EXERCISE OBJECTIVE
Write out the listing below exactly, and omit any images you find in it.

DATA SHOWN
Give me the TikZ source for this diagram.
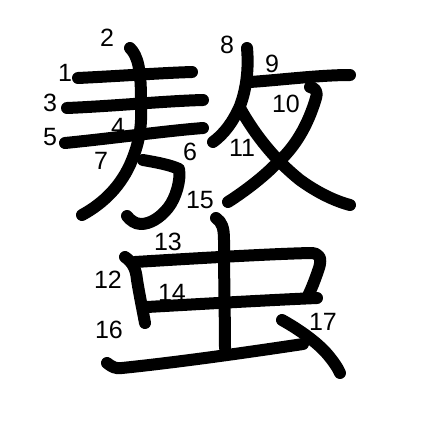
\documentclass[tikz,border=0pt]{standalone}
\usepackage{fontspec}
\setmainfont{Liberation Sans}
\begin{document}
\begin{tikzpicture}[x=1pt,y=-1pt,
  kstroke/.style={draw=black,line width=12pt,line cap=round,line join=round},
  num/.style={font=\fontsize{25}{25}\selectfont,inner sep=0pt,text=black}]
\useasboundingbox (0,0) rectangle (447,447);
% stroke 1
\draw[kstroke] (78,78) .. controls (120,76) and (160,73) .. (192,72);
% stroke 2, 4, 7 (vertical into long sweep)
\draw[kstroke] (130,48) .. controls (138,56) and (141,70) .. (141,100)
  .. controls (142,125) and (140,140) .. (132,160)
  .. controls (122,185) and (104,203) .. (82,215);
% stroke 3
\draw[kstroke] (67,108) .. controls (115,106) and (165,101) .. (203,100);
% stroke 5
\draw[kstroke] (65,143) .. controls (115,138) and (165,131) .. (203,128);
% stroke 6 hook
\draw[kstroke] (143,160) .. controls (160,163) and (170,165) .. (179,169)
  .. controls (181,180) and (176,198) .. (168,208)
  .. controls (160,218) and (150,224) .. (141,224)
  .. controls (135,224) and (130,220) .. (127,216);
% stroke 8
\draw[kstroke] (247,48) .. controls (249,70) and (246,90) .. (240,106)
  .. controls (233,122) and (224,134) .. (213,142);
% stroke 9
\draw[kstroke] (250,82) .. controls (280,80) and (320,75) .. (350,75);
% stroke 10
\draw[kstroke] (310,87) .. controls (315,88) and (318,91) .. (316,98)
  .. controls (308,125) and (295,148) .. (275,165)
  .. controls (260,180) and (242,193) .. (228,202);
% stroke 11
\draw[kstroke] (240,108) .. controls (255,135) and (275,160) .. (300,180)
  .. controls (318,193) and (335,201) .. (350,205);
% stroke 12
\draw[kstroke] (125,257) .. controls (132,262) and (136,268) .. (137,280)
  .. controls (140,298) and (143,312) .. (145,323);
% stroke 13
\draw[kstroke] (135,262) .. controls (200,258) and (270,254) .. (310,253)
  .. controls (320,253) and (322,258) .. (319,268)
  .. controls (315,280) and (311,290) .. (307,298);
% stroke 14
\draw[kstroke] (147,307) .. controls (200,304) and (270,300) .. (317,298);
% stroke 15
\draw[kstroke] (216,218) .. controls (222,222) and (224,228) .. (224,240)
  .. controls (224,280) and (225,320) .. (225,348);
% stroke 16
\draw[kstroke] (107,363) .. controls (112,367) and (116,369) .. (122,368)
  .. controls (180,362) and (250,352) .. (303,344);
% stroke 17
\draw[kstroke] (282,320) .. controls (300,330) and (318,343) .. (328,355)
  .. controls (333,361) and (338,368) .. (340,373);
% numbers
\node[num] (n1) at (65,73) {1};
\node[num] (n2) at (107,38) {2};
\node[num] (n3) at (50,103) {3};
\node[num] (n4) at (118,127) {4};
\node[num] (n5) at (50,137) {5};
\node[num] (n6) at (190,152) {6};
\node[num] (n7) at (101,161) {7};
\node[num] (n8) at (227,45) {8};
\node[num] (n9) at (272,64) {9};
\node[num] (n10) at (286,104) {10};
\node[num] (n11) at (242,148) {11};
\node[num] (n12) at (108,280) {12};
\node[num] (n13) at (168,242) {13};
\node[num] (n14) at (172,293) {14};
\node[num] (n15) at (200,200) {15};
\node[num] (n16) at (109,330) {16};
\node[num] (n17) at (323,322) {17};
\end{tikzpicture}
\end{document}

TASK SOLUTION
Give me the TikZ source for this diagram.
\documentclass[tikz,border=0pt]{standalone}
\usepackage{fontspec}
\setmainfont{Liberation Sans}
\begin{document}
\begin{tikzpicture}[x=1pt,y=-1pt,
  kstroke/.style={draw=black,line width=12pt,line cap=round,line join=round},
  num/.style={font=\fontsize{25}{25}\selectfont,inner sep=0pt,text=black}]
\useasboundingbox (0,0) rectangle (447,447);
% stroke 1
\draw[kstroke] (78,78) .. controls (120,76) and (160,73) .. (192,72);
% stroke 2, 4, 7 (vertical into long sweep)
\draw[kstroke] (130,48) .. controls (138,56) and (141,70) .. (141,100)
  .. controls (142,125) and (140,140) .. (132,160)
  .. controls (122,185) and (104,203) .. (82,215);
% stroke 3
\draw[kstroke] (67,108) .. controls (115,106) and (165,101) .. (203,100);
% stroke 5
\draw[kstroke] (65,143) .. controls (115,138) and (165,131) .. (203,128);
% stroke 6 hook
\draw[kstroke] (143,160) .. controls (160,163) and (170,165) .. (179,169)
  .. controls (181,180) and (176,198) .. (168,208)
  .. controls (160,218) and (150,224) .. (141,224)
  .. controls (135,224) and (130,220) .. (127,216);
% stroke 8
\draw[kstroke] (247,48) .. controls (249,70) and (246,90) .. (240,106)
  .. controls (233,122) and (224,134) .. (213,142);
% stroke 9
\draw[kstroke] (250,82) .. controls (280,80) and (320,75) .. (350,75);
% stroke 10
\draw[kstroke] (310,87) .. controls (315,88) and (318,91) .. (316,98)
  .. controls (308,125) and (295,148) .. (275,165)
  .. controls (260,180) and (242,193) .. (228,202);
% stroke 11
\draw[kstroke] (240,108) .. controls (255,135) and (275,160) .. (300,180)
  .. controls (318,193) and (335,201) .. (350,205);
% stroke 12
\draw[kstroke] (125,257) .. controls (132,262) and (136,268) .. (137,280)
  .. controls (140,298) and (143,312) .. (145,323);
% stroke 13
\draw[kstroke] (135,262) .. controls (200,258) and (270,254) .. (310,253)
  .. controls (320,253) and (322,258) .. (319,268)
  .. controls (315,280) and (311,290) .. (307,298);
% stroke 14
\draw[kstroke] (147,307) .. controls (200,304) and (270,300) .. (317,298);
% stroke 15
\draw[kstroke] (216,218) .. controls (222,222) and (224,228) .. (224,240)
  .. controls (224,280) and (225,320) .. (225,348);
% stroke 16
\draw[kstroke] (107,363) .. controls (112,367) and (116,369) .. (122,368)
  .. controls (180,362) and (250,352) .. (303,344);
% stroke 17
\draw[kstroke] (282,320) .. controls (300,330) and (318,343) .. (328,355)
  .. controls (333,361) and (338,368) .. (340,373);
% numbers
\node[num] (n1) at (65,73) {1};
\node[num] (n2) at (107,38) {2};
\node[num] (n3) at (50,103) {3};
\node[num] (n4) at (118,127) {4};
\node[num] (n5) at (50,137) {5};
\node[num] (n6) at (190,152) {6};
\node[num] (n7) at (101,161) {7};
\node[num] (n8) at (227,45) {8};
\node[num] (n9) at (272,64) {9};
\node[num] (n10) at (286,104) {10};
\node[num] (n11) at (242,148) {11};
\node[num] (n12) at (108,280) {12};
\node[num] (n13) at (168,242) {13};
\node[num] (n14) at (172,293) {14};
\node[num] (n15) at (200,200) {15};
\node[num] (n16) at (109,330) {16};
\node[num] (n17) at (323,322) {17};
\end{tikzpicture}
\end{document}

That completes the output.